> [Exercise aim] Look through the data below. Pick out the lines holding the string "matplotlib".

************

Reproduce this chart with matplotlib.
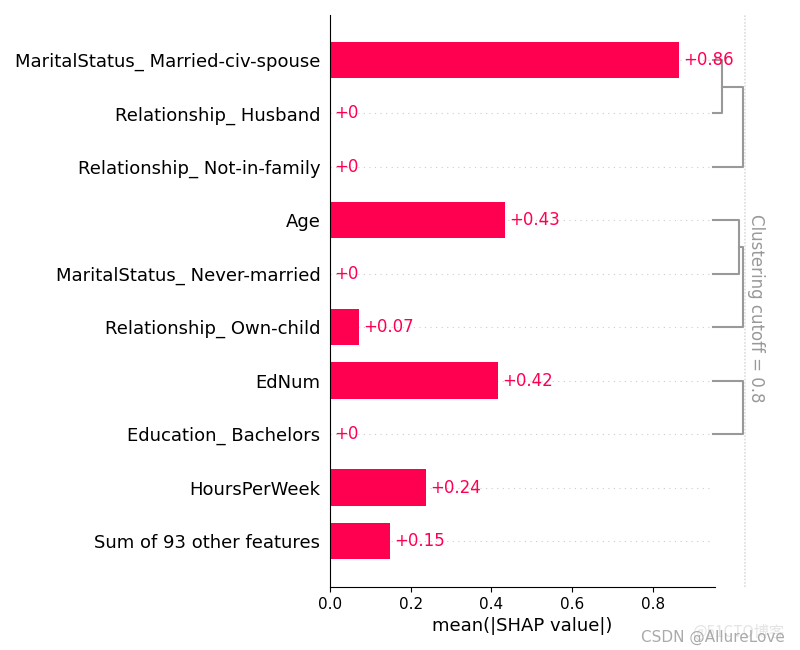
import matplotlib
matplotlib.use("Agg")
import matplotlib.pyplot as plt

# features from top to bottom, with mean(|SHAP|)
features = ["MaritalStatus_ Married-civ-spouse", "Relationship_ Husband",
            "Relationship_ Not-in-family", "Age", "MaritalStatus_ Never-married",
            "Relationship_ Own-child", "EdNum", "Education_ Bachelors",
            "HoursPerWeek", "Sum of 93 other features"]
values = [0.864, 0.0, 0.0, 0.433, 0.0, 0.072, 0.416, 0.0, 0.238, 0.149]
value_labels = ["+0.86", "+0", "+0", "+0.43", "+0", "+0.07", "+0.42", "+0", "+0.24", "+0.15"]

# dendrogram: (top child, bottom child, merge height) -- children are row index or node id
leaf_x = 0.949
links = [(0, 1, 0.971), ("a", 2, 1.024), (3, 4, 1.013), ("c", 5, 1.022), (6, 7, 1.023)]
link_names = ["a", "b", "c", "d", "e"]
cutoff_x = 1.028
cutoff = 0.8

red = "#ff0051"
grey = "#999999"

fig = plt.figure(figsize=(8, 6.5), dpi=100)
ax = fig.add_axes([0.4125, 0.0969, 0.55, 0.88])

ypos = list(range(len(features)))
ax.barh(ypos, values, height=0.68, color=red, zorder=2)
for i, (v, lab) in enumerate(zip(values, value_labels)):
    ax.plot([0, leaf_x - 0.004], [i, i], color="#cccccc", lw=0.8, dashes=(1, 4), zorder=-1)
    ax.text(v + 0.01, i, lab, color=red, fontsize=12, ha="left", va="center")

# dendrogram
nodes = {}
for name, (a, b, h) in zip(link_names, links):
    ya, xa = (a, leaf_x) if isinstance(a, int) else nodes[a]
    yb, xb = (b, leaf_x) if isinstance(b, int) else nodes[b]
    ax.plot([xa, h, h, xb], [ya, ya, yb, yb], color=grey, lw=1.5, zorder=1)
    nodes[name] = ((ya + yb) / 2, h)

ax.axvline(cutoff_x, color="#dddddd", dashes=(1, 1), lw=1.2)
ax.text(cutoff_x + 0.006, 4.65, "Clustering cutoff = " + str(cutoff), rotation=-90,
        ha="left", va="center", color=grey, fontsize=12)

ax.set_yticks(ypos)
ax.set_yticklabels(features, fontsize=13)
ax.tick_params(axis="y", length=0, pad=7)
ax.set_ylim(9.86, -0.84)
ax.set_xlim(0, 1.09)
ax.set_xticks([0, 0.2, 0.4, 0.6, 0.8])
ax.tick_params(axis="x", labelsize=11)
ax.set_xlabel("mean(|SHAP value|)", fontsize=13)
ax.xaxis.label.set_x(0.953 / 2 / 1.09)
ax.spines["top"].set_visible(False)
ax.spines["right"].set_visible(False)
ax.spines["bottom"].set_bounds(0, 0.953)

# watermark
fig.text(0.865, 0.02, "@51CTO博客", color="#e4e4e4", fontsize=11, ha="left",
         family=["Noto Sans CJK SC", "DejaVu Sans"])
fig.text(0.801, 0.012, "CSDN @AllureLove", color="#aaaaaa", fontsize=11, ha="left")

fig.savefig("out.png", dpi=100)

************

> [Expected answer]
Reproduce this chart with matplotlib.
import matplotlib
matplotlib.use("Agg")
import matplotlib.pyplot as plt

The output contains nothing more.